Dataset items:
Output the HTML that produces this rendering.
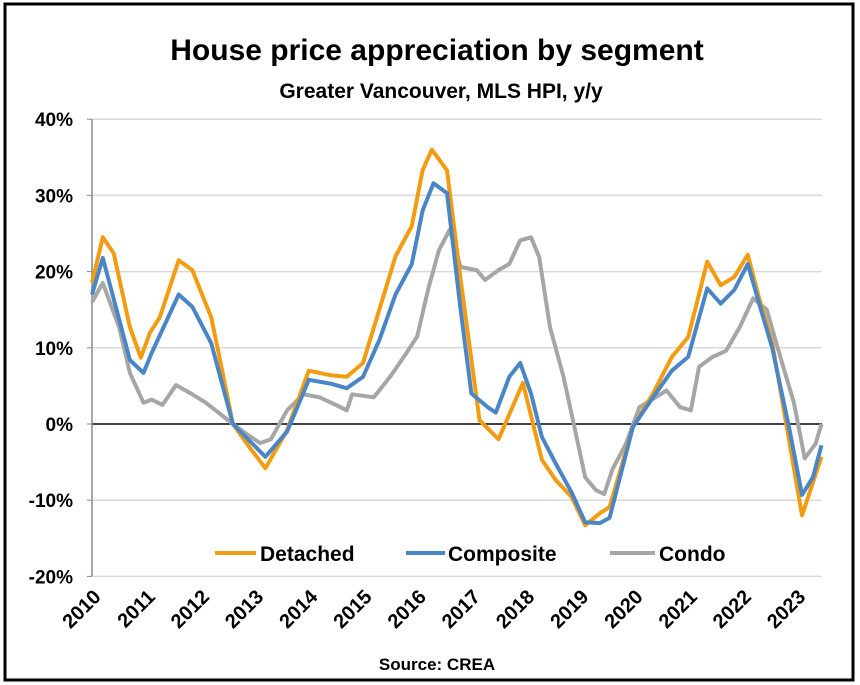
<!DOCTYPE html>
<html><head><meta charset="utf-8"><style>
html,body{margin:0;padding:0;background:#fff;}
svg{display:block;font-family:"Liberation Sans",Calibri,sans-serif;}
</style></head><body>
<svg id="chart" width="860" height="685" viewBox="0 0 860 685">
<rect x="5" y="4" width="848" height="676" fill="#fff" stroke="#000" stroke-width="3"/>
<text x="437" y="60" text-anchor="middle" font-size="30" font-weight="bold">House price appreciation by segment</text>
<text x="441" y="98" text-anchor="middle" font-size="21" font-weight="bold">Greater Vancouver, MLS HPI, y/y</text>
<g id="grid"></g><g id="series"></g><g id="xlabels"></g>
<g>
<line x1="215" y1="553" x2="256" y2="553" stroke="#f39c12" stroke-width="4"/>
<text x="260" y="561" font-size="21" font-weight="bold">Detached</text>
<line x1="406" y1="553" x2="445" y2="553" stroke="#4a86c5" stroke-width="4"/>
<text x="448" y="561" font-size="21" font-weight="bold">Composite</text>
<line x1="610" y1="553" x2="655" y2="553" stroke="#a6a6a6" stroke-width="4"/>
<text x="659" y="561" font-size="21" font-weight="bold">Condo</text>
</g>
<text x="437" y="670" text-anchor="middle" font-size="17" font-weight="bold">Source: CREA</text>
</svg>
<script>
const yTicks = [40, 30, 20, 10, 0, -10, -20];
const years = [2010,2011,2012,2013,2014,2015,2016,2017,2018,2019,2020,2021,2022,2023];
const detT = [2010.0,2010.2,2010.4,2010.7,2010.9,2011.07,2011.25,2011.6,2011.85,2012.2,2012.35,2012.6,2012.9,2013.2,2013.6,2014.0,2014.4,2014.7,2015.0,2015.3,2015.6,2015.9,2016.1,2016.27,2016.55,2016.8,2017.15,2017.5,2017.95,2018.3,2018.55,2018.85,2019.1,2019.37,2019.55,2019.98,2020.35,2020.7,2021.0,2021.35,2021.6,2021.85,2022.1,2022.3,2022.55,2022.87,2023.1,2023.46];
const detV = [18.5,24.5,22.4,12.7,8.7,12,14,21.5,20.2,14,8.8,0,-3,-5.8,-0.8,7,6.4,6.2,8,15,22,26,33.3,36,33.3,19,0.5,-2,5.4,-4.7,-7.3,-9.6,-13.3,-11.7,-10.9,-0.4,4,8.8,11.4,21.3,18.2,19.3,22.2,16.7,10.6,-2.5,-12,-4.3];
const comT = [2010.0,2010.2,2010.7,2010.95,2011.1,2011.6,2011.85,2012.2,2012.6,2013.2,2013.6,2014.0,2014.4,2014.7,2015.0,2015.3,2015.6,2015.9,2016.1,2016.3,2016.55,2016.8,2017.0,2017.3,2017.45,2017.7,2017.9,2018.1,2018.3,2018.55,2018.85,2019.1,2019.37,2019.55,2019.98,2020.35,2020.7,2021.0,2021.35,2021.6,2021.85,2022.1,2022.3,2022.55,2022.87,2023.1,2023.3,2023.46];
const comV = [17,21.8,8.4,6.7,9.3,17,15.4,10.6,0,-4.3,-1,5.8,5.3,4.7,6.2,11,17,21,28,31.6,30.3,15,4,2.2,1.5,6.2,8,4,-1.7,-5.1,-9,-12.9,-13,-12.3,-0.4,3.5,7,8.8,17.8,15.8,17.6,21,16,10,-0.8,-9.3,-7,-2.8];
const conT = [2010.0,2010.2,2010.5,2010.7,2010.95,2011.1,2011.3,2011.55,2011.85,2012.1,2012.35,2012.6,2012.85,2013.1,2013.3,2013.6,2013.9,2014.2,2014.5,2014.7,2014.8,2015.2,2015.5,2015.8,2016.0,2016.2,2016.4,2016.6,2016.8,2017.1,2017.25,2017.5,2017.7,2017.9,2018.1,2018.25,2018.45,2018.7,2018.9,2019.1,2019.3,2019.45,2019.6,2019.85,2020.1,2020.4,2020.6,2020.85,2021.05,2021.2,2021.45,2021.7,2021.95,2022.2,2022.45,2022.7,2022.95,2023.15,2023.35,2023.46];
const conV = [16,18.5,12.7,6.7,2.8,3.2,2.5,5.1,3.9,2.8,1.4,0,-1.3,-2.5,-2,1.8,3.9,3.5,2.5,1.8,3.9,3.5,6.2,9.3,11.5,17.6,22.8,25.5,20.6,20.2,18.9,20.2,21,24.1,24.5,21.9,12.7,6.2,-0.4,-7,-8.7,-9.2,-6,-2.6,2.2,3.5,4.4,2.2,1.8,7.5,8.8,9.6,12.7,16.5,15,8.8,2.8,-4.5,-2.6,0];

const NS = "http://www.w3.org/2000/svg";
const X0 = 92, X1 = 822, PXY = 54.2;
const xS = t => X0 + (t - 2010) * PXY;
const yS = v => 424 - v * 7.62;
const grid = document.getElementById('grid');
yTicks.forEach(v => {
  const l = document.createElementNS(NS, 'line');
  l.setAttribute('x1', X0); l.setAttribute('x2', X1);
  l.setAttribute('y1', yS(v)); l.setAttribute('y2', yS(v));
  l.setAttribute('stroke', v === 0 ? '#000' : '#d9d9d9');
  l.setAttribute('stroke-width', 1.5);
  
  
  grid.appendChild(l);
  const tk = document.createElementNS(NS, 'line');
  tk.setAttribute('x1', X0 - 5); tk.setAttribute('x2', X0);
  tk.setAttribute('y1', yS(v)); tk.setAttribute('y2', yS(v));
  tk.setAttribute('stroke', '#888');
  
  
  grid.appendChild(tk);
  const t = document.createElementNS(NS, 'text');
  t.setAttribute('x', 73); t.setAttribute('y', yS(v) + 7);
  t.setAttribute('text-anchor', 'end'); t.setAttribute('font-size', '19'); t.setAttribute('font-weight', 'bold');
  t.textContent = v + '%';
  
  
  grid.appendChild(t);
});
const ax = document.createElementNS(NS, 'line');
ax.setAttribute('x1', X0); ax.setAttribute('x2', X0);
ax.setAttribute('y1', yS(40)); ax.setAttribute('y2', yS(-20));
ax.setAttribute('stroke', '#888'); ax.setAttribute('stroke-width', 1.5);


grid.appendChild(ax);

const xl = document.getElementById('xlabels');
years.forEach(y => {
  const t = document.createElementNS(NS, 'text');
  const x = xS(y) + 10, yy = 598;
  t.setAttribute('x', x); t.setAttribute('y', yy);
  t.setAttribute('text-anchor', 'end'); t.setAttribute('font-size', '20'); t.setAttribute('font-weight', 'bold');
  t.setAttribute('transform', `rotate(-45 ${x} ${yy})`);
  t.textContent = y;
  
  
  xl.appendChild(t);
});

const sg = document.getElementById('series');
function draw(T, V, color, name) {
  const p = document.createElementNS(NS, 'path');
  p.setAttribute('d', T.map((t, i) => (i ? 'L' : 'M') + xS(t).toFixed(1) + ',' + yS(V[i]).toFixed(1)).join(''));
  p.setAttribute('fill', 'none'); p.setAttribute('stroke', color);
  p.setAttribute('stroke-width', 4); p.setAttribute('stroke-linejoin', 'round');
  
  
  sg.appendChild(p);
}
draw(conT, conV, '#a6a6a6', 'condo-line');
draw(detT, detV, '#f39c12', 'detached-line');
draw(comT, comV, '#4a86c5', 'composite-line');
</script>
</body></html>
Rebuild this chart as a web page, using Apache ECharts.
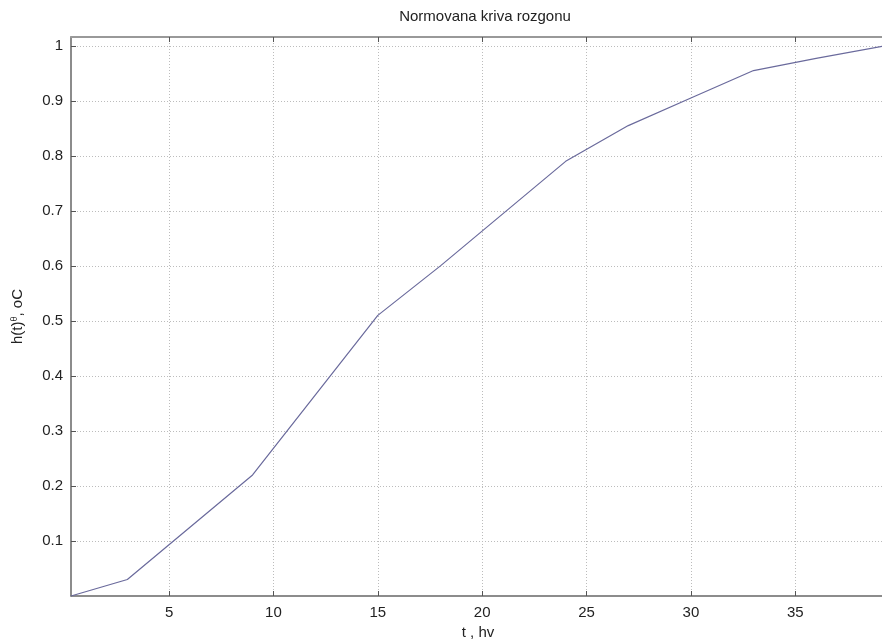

Goal: Reproduce the entries above exactly. Do not include the images.

Expected answer:
Output the HTML that produces this rendering.
<!DOCTYPE html>
<html><head><meta charset="utf-8"><style>
html,body{margin:0;padding:0;background:#fff;}
svg{display:block;font-family:"Liberation Sans",Calibri,sans-serif;}
</style></head><body>
<svg id="chart" width="860" height="685" viewBox="0 0 860 685">
<rect x="5" y="4" width="848" height="676" fill="#fff" stroke="#000" stroke-width="3"/>
<text x="437" y="60" text-anchor="middle" font-size="30" font-weight="bold">House price appreciation by segment</text>
<text x="441" y="98" text-anchor="middle" font-size="21" font-weight="bold">Greater Vancouver, MLS HPI, y/y</text>
<g id="grid"></g><g id="series"></g><g id="xlabels"></g>
<g>
<line x1="215" y1="553" x2="256" y2="553" stroke="#f39c12" stroke-width="4"/>
<text x="260" y="561" font-size="21" font-weight="bold">Detached</text>
<line x1="406" y1="553" x2="445" y2="553" stroke="#4a86c5" stroke-width="4"/>
<text x="448" y="561" font-size="21" font-weight="bold">Composite</text>
<line x1="610" y1="553" x2="655" y2="553" stroke="#a6a6a6" stroke-width="4"/>
<text x="659" y="561" font-size="21" font-weight="bold">Condo</text>
</g>
<text x="437" y="670" text-anchor="middle" font-size="17" font-weight="bold">Source: CREA</text>
</svg>
<script>
const yTicks = [40, 30, 20, 10, 0, -10, -20];
const years = [2010,2011,2012,2013,2014,2015,2016,2017,2018,2019,2020,2021,2022,2023];
const detT = [2010.0,2010.2,2010.4,2010.7,2010.9,2011.07,2011.25,2011.6,2011.85,2012.2,2012.35,2012.6,2012.9,2013.2,2013.6,2014.0,2014.4,2014.7,2015.0,2015.3,2015.6,2015.9,2016.1,2016.27,2016.55,2016.8,2017.15,2017.5,2017.95,2018.3,2018.55,2018.85,2019.1,2019.37,2019.55,2019.98,2020.35,2020.7,2021.0,2021.35,2021.6,2021.85,2022.1,2022.3,2022.55,2022.87,2023.1,2023.46];
const detV = [18.5,24.5,22.4,12.7,8.7,12,14,21.5,20.2,14,8.8,0,-3,-5.8,-0.8,7,6.4,6.2,8,15,22,26,33.3,36,33.3,19,0.5,-2,5.4,-4.7,-7.3,-9.6,-13.3,-11.7,-10.9,-0.4,4,8.8,11.4,21.3,18.2,19.3,22.2,16.7,10.6,-2.5,-12,-4.3];
const comT = [2010.0,2010.2,2010.7,2010.95,2011.1,2011.6,2011.85,2012.2,2012.6,2013.2,2013.6,2014.0,2014.4,2014.7,2015.0,2015.3,2015.6,2015.9,2016.1,2016.3,2016.55,2016.8,2017.0,2017.3,2017.45,2017.7,2017.9,2018.1,2018.3,2018.55,2018.85,2019.1,2019.37,2019.55,2019.98,2020.35,2020.7,2021.0,2021.35,2021.6,2021.85,2022.1,2022.3,2022.55,2022.87,2023.1,2023.3,2023.46];
const comV = [17,21.8,8.4,6.7,9.3,17,15.4,10.6,0,-4.3,-1,5.8,5.3,4.7,6.2,11,17,21,28,31.6,30.3,15,4,2.2,1.5,6.2,8,4,-1.7,-5.1,-9,-12.9,-13,-12.3,-0.4,3.5,7,8.8,17.8,15.8,17.6,21,16,10,-0.8,-9.3,-7,-2.8];
const conT = [2010.0,2010.2,2010.5,2010.7,2010.95,2011.1,2011.3,2011.55,2011.85,2012.1,2012.35,2012.6,2012.85,2013.1,2013.3,2013.6,2013.9,2014.2,2014.5,2014.7,2014.8,2015.2,2015.5,2015.8,2016.0,2016.2,2016.4,2016.6,2016.8,2017.1,2017.25,2017.5,2017.7,2017.9,2018.1,2018.25,2018.45,2018.7,2018.9,2019.1,2019.3,2019.45,2019.6,2019.85,2020.1,2020.4,2020.6,2020.85,2021.05,2021.2,2021.45,2021.7,2021.95,2022.2,2022.45,2022.7,2022.95,2023.15,2023.35,2023.46];
const conV = [16,18.5,12.7,6.7,2.8,3.2,2.5,5.1,3.9,2.8,1.4,0,-1.3,-2.5,-2,1.8,3.9,3.5,2.5,1.8,3.9,3.5,6.2,9.3,11.5,17.6,22.8,25.5,20.6,20.2,18.9,20.2,21,24.1,24.5,21.9,12.7,6.2,-0.4,-7,-8.7,-9.2,-6,-2.6,2.2,3.5,4.4,2.2,1.8,7.5,8.8,9.6,12.7,16.5,15,8.8,2.8,-4.5,-2.6,0];

const NS = "http://www.w3.org/2000/svg";
const X0 = 92, X1 = 822, PXY = 54.2;
const xS = t => X0 + (t - 2010) * PXY;
const yS = v => 424 - v * 7.62;
const grid = document.getElementById('grid');
yTicks.forEach(v => {
  const l = document.createElementNS(NS, 'line');
  l.setAttribute('x1', X0); l.setAttribute('x2', X1);
  l.setAttribute('y1', yS(v)); l.setAttribute('y2', yS(v));
  l.setAttribute('stroke', v === 0 ? '#000' : '#d9d9d9');
  l.setAttribute('stroke-width', 1.5);
  
  
  grid.appendChild(l);
  const tk = document.createElementNS(NS, 'line');
  tk.setAttribute('x1', X0 - 5); tk.setAttribute('x2', X0);
  tk.setAttribute('y1', yS(v)); tk.setAttribute('y2', yS(v));
  tk.setAttribute('stroke', '#888');
  
  
  grid.appendChild(tk);
  const t = document.createElementNS(NS, 'text');
  t.setAttribute('x', 73); t.setAttribute('y', yS(v) + 7);
  t.setAttribute('text-anchor', 'end'); t.setAttribute('font-size', '19'); t.setAttribute('font-weight', 'bold');
  t.textContent = v + '%';
  
  
  grid.appendChild(t);
});
const ax = document.createElementNS(NS, 'line');
ax.setAttribute('x1', X0); ax.setAttribute('x2', X0);
ax.setAttribute('y1', yS(40)); ax.setAttribute('y2', yS(-20));
ax.setAttribute('stroke', '#888'); ax.setAttribute('stroke-width', 1.5);


grid.appendChild(ax);

const xl = document.getElementById('xlabels');
years.forEach(y => {
  const t = document.createElementNS(NS, 'text');
  const x = xS(y) + 10, yy = 598;
  t.setAttribute('x', x); t.setAttribute('y', yy);
  t.setAttribute('text-anchor', 'end'); t.setAttribute('font-size', '20'); t.setAttribute('font-weight', 'bold');
  t.setAttribute('transform', `rotate(-45 ${x} ${yy})`);
  t.textContent = y;
  
  
  xl.appendChild(t);
});

const sg = document.getElementById('series');
function draw(T, V, color, name) {
  const p = document.createElementNS(NS, 'path');
  p.setAttribute('d', T.map((t, i) => (i ? 'L' : 'M') + xS(t).toFixed(1) + ',' + yS(V[i]).toFixed(1)).join(''));
  p.setAttribute('fill', 'none'); p.setAttribute('stroke', color);
  p.setAttribute('stroke-width', 4); p.setAttribute('stroke-linejoin', 'round');
  
  
  sg.appendChild(p);
}
draw(conT, conV, '#a6a6a6', 'condo-line');
draw(detT, detV, '#f39c12', 'detached-line');
draw(comT, comV, '#4a86c5', 'composite-line');
</script>
</body></html>
Rebuild this chart as a web page, using Apache ECharts.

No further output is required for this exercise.